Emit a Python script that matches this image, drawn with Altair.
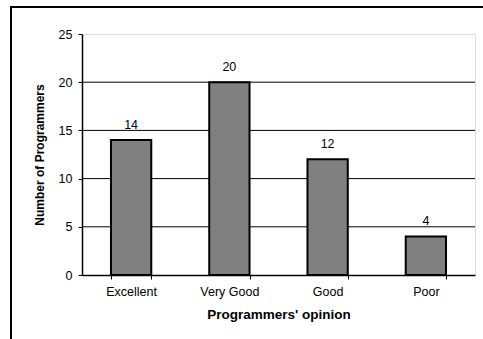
import altair as alt
import pandas as pd

categories = ["Excellent", "Very Good", "Good", "Poor"]
counts = [14, 20, 12, 4]
grid_values = [5, 10, 15, 20]

df = pd.DataFrame({"opinion": categories, "count": counts})
grid_df = pd.DataFrame({"g": grid_values})

FONT = "Liberation Sans"

x_enc = alt.X(
    "opinion:N",
    sort=categories,
    scale=alt.Scale(paddingInner=0.59, paddingOuter=0.295),
    axis=alt.Axis(
        title="Programmers' opinion",
        labelAngle=0,
        tickBand="extent",
        tickSize=4,
        tickColor="black",
        domainColor="black",
        domainWidth=1.5,
        labelPadding=6,
        titlePadding=10,
        labelFontSize=12.5,
        titleFontSize=13.5,
        titleFontWeight="bold",
        labelColor="black",
        titleColor="black",
    ),
)

y_scale = alt.Scale(domain=[0, 25], nice=False)

bars = alt.Chart(df).mark_bar(
    color="#808080", stroke="black", strokeWidth=2
).encode(
    x=x_enc,
    y=alt.Y(
        "count:Q",
        scale=y_scale,
        axis=alt.Axis(
            title="Number of Programmers",
            values=[0, 5, 10, 15, 20, 25],
            grid=False,
            tickSize=4,
            tickColor="black",
            domainColor="black",
            domainWidth=1.5,
            labelPadding=6,
            titlePadding=12,
            labelFontSize=12.5,
            titleFontSize=12,
            titleFontWeight="bold",
            labelColor="black",
            titleColor="black",
        ),
    ),
)

grid = alt.Chart(grid_df).mark_rule(color="black", strokeWidth=1).encode(
    y=alt.Y("g:Q", scale=y_scale),
    x=alt.value(0),
    x2=alt.value(393),
)

labels = alt.Chart(df).mark_text(
    dy=-15, fontSize=12.5, color="black", font=FONT
).encode(
    x=alt.X("opinion:N", sort=categories),
    y=alt.Y("count:Q", scale=y_scale),
    text="count:Q",
)

frame = alt.Chart(df).mark_rect(
    fill=None, stroke="black", strokeWidth=1.5
).encode(
    x=alt.value(-71),
    y=alt.value(-27),
    x2=alt.value(520),
    y2=alt.value(420),
)

chart = alt.layer(frame, grid, bars, labels).properties(
    width=393,
    height=241,
    autosize=alt.AutoSizeParams(type="none"),
    padding={"left": 82, "top": 34, "right": 8, "bottom": 64},
    background="white",
).configure_view(
    stroke="#808080", strokeWidth=2
).configure(
    font=FONT
).configure_axis(
    labelFont=FONT, titleFont=FONT
)

chart.save("out.html", embed_options={"renderer": "svg", "actions": False})
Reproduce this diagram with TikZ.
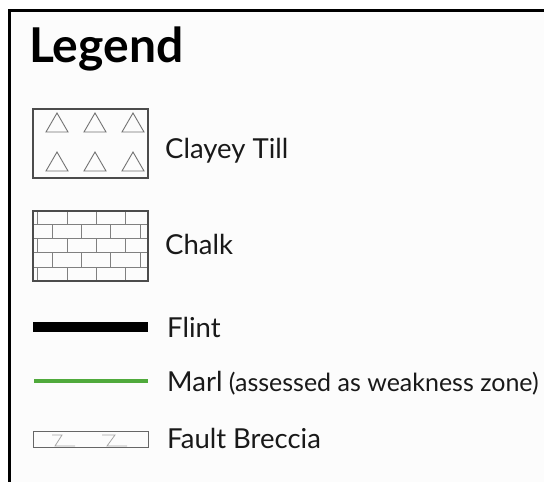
\documentclass[tikz,border=0pt]{standalone}
\usepackage{fontspec}
\setmainfont{Lato}
\begin{document}
\begin{tikzpicture}[x=1pt,y=-1pt,
  lbl/.style={anchor=base west,inner sep=0pt,font=\fontsize{27.5}{27.5}\selectfont,text=black!90},
  patbox/.style={draw=black!70,line width=1.2pt},
  tri/.style={draw=black!55,line width=0.9pt},
  brick/.style={draw=black!50,line width=0.8pt},
  zmark/.style={draw=black!35,line width=0.8pt}]
\useasboundingbox (0,0) rectangle (544,482);
\fill[white] (0,0) rectangle (544,482);
\fill[black!1] (9,10) rectangle (544,482);
\draw[line width=3pt] (9,482) -- (9,10) -- (544,10);
% title
\node[anchor=base west,inner sep=0pt,font=\bfseries\fontsize{48}{48}\selectfont] (title) at (29,62) {Legend};
% Clayey Till
\foreach \cx in {57,95,133}{
  \foreach \ty in {113,152}{
    \draw[tri] (\cx-11,\ty+19) -- (\cx,\ty) -- (\cx+11,\ty+19) -- cycle;
  }
}
\draw[patbox] (33,109) rectangle (148,178);
\node[lbl] (till) at (165,158) {Clayey Till};
% Chalk
\foreach \yy in {224,238,252,267}{\draw[brick] (33,\yy) -- (148,\yy);}
\foreach \ya/\yb in {211/224,238/252,267/281}{
  \foreach \xx in {37,67,96,125}{\draw[brick] (\xx,\ya) -- (\xx,\yb);}
}
\foreach \ya/\yb in {224/238,252/267}{
  \foreach \xx in {52,81,110,140}{\draw[brick] (\xx,\ya) -- (\xx,\yb);}
}
\draw[patbox] (33,211) rectangle (148,281);
\node[lbl] (chalk) at (165,254) {Chalk};
% Flint
\coordinate (f1) at (33,327);
\coordinate (f2) at (148,327);
\draw[line width=10pt] (f1) -- (f2);
\node[lbl] (flint) at (167,337) {Flint};
% Marl
\coordinate (m1) at (34,381);
\coordinate (m2) at (148,381);
\draw[line width=3.5pt,draw={rgb,255:red,80;green,170;blue,60}] (m1) -- (m2);
\node[lbl] (marl) at (167,391) {Marl\fontsize{25}{25}\selectfont\ (assessed as weakness zone)};
% Fault Breccia
\draw[zmark] (52,435) -- (62,435) -- (55,446) -- (75,446);
\draw[zmark] (102,435) -- (115,435) -- (107,446) -- (127,446);
\draw[draw=black!60,line width=1pt] (33,431) rectangle (148,447);
\node[lbl] (breccia) at (167,448) {Fault Breccia};
\end{tikzpicture}
\end{document}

########################################

* _Task to complete_: Images must not appear in the copy; reproduce everything else in the records verbatim.

* _Written reply_:
Emit a Python script that matches this image, drawn with Altair.
import altair as alt
import pandas as pd

categories = ["Excellent", "Very Good", "Good", "Poor"]
counts = [14, 20, 12, 4]
grid_values = [5, 10, 15, 20]

df = pd.DataFrame({"opinion": categories, "count": counts})
grid_df = pd.DataFrame({"g": grid_values})

FONT = "Liberation Sans"

x_enc = alt.X(
    "opinion:N",
    sort=categories,
    scale=alt.Scale(paddingInner=0.59, paddingOuter=0.295),
    axis=alt.Axis(
        title="Programmers' opinion",
        labelAngle=0,
        tickBand="extent",
        tickSize=4,
        tickColor="black",
        domainColor="black",
        domainWidth=1.5,
        labelPadding=6,
        titlePadding=10,
        labelFontSize=12.5,
        titleFontSize=13.5,
        titleFontWeight="bold",
        labelColor="black",
        titleColor="black",
    ),
)

y_scale = alt.Scale(domain=[0, 25], nice=False)

bars = alt.Chart(df).mark_bar(
    color="#808080", stroke="black", strokeWidth=2
).encode(
    x=x_enc,
    y=alt.Y(
        "count:Q",
        scale=y_scale,
        axis=alt.Axis(
            title="Number of Programmers",
            values=[0, 5, 10, 15, 20, 25],
            grid=False,
            tickSize=4,
            tickColor="black",
            domainColor="black",
            domainWidth=1.5,
            labelPadding=6,
            titlePadding=12,
            labelFontSize=12.5,
            titleFontSize=12,
            titleFontWeight="bold",
            labelColor="black",
            titleColor="black",
        ),
    ),
)

grid = alt.Chart(grid_df).mark_rule(color="black", strokeWidth=1).encode(
    y=alt.Y("g:Q", scale=y_scale),
    x=alt.value(0),
    x2=alt.value(393),
)

labels = alt.Chart(df).mark_text(
    dy=-15, fontSize=12.5, color="black", font=FONT
).encode(
    x=alt.X("opinion:N", sort=categories),
    y=alt.Y("count:Q", scale=y_scale),
    text="count:Q",
)

frame = alt.Chart(df).mark_rect(
    fill=None, stroke="black", strokeWidth=1.5
).encode(
    x=alt.value(-71),
    y=alt.value(-27),
    x2=alt.value(520),
    y2=alt.value(420),
)

chart = alt.layer(frame, grid, bars, labels).properties(
    width=393,
    height=241,
    autosize=alt.AutoSizeParams(type="none"),
    padding={"left": 82, "top": 34, "right": 8, "bottom": 64},
    background="white",
).configure_view(
    stroke="#808080", strokeWidth=2
).configure(
    font=FONT
).configure_axis(
    labelFont=FONT, titleFont=FONT
)

chart.save("out.html", embed_options={"renderer": "svg", "actions": False})
Reproduce this diagram with TikZ.
\documentclass[tikz,border=0pt]{standalone}
\usepackage{fontspec}
\setmainfont{Lato}
\begin{document}
\begin{tikzpicture}[x=1pt,y=-1pt,
  lbl/.style={anchor=base west,inner sep=0pt,font=\fontsize{27.5}{27.5}\selectfont,text=black!90},
  patbox/.style={draw=black!70,line width=1.2pt},
  tri/.style={draw=black!55,line width=0.9pt},
  brick/.style={draw=black!50,line width=0.8pt},
  zmark/.style={draw=black!35,line width=0.8pt}]
\useasboundingbox (0,0) rectangle (544,482);
\fill[white] (0,0) rectangle (544,482);
\fill[black!1] (9,10) rectangle (544,482);
\draw[line width=3pt] (9,482) -- (9,10) -- (544,10);
% title
\node[anchor=base west,inner sep=0pt,font=\bfseries\fontsize{48}{48}\selectfont] (title) at (29,62) {Legend};
% Clayey Till
\foreach \cx in {57,95,133}{
  \foreach \ty in {113,152}{
    \draw[tri] (\cx-11,\ty+19) -- (\cx,\ty) -- (\cx+11,\ty+19) -- cycle;
  }
}
\draw[patbox] (33,109) rectangle (148,178);
\node[lbl] (till) at (165,158) {Clayey Till};
% Chalk
\foreach \yy in {224,238,252,267}{\draw[brick] (33,\yy) -- (148,\yy);}
\foreach \ya/\yb in {211/224,238/252,267/281}{
  \foreach \xx in {37,67,96,125}{\draw[brick] (\xx,\ya) -- (\xx,\yb);}
}
\foreach \ya/\yb in {224/238,252/267}{
  \foreach \xx in {52,81,110,140}{\draw[brick] (\xx,\ya) -- (\xx,\yb);}
}
\draw[patbox] (33,211) rectangle (148,281);
\node[lbl] (chalk) at (165,254) {Chalk};
% Flint
\coordinate (f1) at (33,327);
\coordinate (f2) at (148,327);
\draw[line width=10pt] (f1) -- (f2);
\node[lbl] (flint) at (167,337) {Flint};
% Marl
\coordinate (m1) at (34,381);
\coordinate (m2) at (148,381);
\draw[line width=3.5pt,draw={rgb,255:red,80;green,170;blue,60}] (m1) -- (m2);
\node[lbl] (marl) at (167,391) {Marl\fontsize{25}{25}\selectfont\ (assessed as weakness zone)};
% Fault Breccia
\draw[zmark] (52,435) -- (62,435) -- (55,446) -- (75,446);
\draw[zmark] (102,435) -- (115,435) -- (107,446) -- (127,446);
\draw[draw=black!60,line width=1pt] (33,431) rectangle (148,447);
\node[lbl] (breccia) at (167,448) {Fault Breccia};
\end{tikzpicture}
\end{document}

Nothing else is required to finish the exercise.